:: DATA EXTRACT ::
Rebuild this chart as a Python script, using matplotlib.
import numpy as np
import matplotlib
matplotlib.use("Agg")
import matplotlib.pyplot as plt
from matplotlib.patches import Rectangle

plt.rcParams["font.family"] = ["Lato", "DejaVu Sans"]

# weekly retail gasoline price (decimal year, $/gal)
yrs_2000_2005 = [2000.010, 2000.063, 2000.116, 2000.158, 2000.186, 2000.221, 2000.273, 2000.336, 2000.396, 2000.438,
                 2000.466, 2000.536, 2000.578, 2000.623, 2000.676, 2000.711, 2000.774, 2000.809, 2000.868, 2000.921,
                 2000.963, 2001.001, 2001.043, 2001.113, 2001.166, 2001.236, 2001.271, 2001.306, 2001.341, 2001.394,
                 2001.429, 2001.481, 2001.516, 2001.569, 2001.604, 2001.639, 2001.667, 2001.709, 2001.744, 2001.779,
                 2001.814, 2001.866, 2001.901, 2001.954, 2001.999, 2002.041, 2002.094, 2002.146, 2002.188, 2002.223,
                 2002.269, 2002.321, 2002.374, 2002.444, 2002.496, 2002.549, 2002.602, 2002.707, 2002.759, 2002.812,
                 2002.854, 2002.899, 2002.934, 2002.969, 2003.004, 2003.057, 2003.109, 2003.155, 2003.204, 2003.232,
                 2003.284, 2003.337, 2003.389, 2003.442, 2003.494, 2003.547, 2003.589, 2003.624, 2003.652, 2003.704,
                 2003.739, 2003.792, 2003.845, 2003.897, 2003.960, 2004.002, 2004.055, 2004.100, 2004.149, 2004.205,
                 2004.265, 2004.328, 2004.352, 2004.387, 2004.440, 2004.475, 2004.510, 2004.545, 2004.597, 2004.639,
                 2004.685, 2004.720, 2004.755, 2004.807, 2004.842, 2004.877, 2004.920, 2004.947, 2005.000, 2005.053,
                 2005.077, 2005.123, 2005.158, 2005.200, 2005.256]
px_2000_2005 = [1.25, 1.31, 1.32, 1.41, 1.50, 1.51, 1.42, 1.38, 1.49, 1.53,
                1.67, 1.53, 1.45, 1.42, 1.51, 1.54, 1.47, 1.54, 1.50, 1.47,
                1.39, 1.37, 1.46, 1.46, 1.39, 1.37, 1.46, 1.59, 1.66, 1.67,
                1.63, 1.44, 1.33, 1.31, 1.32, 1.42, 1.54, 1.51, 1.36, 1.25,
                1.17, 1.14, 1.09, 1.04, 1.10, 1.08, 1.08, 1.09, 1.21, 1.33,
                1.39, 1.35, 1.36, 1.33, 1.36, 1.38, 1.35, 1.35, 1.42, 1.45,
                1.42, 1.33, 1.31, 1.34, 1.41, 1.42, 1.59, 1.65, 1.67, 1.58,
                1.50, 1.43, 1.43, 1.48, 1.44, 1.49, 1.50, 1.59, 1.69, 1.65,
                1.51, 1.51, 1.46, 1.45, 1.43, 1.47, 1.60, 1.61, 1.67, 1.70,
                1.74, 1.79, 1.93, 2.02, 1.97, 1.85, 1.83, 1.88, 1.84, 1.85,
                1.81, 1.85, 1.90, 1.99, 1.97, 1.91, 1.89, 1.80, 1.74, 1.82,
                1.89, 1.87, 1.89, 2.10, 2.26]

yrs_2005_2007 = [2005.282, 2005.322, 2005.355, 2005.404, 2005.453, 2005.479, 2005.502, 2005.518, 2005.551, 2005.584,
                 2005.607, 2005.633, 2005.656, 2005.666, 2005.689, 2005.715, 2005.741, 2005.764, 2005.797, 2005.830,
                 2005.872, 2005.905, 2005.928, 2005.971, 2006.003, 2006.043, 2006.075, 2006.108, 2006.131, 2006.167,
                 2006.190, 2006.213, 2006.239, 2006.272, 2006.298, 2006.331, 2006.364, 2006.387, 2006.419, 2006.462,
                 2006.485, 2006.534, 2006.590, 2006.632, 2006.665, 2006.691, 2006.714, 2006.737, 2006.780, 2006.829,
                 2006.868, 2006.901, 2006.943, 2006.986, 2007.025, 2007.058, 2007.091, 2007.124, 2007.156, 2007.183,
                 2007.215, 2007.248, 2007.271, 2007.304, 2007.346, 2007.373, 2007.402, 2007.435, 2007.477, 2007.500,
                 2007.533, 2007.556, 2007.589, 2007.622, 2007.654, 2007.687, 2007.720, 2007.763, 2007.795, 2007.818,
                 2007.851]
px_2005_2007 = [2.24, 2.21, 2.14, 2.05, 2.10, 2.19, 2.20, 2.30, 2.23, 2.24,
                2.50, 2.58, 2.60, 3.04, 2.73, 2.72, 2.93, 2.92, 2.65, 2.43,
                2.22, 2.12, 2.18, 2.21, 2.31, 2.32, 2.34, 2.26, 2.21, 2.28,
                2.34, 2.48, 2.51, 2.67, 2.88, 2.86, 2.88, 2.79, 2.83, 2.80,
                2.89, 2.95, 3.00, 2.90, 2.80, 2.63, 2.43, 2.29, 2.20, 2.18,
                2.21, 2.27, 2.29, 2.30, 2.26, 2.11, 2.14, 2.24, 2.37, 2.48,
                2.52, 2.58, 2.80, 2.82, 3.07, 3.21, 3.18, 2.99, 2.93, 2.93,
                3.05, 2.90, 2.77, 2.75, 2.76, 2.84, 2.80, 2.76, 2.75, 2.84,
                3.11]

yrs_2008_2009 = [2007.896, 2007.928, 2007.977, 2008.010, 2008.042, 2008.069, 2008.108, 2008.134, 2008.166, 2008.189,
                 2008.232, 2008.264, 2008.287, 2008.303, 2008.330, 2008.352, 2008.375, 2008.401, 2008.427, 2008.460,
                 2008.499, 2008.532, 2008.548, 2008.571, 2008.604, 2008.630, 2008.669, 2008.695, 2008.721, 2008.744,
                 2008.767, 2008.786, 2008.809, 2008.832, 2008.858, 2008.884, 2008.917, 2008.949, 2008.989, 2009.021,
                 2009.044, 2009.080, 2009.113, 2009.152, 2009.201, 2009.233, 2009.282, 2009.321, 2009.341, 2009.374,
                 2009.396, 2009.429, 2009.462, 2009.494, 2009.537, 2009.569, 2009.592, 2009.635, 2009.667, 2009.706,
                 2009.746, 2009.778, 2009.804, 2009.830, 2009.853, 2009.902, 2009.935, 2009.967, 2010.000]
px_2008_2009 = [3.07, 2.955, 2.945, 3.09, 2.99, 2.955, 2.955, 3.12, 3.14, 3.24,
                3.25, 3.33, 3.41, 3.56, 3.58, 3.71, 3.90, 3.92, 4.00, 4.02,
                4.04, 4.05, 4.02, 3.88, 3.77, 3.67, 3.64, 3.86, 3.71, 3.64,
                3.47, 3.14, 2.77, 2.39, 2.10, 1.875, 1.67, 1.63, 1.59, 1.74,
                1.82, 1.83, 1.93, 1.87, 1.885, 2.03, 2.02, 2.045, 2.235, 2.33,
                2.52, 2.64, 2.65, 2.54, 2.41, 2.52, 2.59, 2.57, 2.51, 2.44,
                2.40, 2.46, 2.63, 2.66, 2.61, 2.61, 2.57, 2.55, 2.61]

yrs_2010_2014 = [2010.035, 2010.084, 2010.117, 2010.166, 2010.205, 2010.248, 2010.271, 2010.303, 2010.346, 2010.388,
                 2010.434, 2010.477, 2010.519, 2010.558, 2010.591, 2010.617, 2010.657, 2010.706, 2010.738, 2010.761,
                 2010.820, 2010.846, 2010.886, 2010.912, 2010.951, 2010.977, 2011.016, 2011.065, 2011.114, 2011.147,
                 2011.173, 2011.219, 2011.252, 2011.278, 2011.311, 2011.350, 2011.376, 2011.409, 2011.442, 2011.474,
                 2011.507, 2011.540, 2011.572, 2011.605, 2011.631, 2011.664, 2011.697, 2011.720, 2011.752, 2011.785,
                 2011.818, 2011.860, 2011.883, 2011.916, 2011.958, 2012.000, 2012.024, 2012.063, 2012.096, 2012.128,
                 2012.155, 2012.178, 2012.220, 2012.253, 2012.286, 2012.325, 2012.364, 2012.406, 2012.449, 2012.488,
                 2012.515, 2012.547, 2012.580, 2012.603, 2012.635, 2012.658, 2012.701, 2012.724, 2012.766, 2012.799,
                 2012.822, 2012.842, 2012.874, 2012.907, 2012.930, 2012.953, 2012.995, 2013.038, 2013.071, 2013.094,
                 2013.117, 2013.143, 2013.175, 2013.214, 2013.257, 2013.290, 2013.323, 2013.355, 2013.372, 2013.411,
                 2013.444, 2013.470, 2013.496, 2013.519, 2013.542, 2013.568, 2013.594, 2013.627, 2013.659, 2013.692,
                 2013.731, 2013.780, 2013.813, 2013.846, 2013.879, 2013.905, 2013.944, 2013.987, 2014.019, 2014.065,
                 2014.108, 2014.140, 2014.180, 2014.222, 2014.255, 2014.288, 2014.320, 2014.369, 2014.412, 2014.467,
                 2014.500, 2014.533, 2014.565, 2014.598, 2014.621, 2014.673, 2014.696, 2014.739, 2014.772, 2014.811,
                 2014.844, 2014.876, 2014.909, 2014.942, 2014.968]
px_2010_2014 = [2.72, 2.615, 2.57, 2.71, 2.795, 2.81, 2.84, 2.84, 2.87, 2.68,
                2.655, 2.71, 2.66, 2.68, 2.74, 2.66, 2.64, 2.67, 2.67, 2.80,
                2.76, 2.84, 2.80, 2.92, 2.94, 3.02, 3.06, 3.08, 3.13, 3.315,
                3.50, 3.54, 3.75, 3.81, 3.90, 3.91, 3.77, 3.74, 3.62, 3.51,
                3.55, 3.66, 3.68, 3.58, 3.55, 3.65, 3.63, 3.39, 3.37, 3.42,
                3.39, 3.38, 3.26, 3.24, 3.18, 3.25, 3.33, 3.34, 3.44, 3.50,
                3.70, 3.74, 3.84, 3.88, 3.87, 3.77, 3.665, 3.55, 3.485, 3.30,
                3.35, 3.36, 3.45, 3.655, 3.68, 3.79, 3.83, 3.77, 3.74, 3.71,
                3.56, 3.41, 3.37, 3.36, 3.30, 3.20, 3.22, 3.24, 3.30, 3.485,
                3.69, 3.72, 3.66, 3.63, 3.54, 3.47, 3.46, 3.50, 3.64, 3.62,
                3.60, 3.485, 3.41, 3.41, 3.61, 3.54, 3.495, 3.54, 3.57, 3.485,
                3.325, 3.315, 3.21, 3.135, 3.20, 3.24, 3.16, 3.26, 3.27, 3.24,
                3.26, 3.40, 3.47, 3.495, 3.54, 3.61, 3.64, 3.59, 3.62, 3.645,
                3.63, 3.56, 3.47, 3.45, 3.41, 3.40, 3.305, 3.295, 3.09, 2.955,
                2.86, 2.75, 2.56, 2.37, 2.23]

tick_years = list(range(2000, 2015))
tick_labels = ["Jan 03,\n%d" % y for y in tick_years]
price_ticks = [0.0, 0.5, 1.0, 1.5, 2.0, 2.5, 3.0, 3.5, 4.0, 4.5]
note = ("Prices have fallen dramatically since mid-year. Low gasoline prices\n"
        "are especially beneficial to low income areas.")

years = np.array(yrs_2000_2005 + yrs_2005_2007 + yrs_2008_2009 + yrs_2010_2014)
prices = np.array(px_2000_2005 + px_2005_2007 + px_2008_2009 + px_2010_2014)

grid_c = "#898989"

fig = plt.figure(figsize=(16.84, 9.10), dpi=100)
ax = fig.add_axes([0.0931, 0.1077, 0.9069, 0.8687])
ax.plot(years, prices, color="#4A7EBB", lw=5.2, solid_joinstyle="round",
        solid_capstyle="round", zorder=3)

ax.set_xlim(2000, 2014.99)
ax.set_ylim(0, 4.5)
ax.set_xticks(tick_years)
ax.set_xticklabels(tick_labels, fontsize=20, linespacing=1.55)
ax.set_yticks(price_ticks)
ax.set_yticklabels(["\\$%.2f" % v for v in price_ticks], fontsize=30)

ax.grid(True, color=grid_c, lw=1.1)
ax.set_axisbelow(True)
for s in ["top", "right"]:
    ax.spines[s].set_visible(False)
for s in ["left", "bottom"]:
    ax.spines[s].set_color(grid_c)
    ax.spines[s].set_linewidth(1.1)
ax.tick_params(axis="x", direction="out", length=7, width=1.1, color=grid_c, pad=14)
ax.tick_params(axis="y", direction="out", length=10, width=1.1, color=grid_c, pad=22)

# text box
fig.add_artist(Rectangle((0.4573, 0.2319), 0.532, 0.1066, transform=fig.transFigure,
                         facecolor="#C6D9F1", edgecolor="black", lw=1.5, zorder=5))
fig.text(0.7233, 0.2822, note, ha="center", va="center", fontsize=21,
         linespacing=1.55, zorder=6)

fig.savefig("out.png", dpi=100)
:::
Working from the listing above, pick out every line that has "matplotlib" and copy it.

Rebuild this chart as a Python script, using matplotlib.
import matplotlib
matplotlib.use("Agg")
import matplotlib.pyplot as plt
from matplotlib.patches import Rectangle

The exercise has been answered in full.